Web servers should have at least two network adapters. One should provide communication with users (whether over the Internet or a private intranet), and the other should provide communications with the site's back-end servers. This technique takes advantage of Windows' network throughput, and ensures that back-end communications don't have to compete for bandwidth with user communications.
Our "Tips from the Pros" section, later in this chapter, will provide more specific examples and network diagrams that utilize these basic techniques.
Network Architecture and Hosted Web Sites
You can't always do what you want when it comes to network design, especially if your site is being hosted at someone else's facility. Many Web hosting companies have specific requirements for networking, and might not allow you to create a complex, multitier network like you want.

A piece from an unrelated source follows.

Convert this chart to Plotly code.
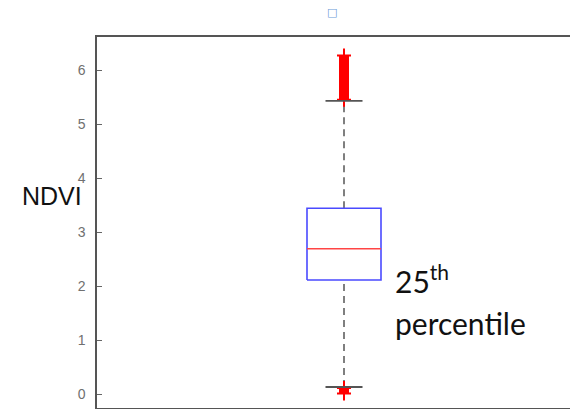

Unfortunately, if your Web host says, "No," there's not much you can do. When shopping for a Web hosting company (if you plan to use one), discuss the kind of network you'd like to build, and how it might accommodate you. Because at least some of your site's networkmainly the Internet connection and the associated routerswill be controlled by the hosting company, find out what kind of redundancy it has. Is it using multiple Internet connections, preferably from multiple vendors? Is it using routers that can get traffic to whichever connection is working at the time? Are the hosting company's Internet service providers well-connected to the Internet themselves? Is it a certified Microsoft Hosting and Application Services provider?
Asking as many questions as possible will help you determine which Web-hosting company is best for you. The hosting company's network is the most valuable resource they provide you. Sure, a nice data center with fire suppression and diesel electrical generators is great to have, but almost any reputable company can provide those amenities. In the end, Web-hosting companies are distinguished by the quality of their networks.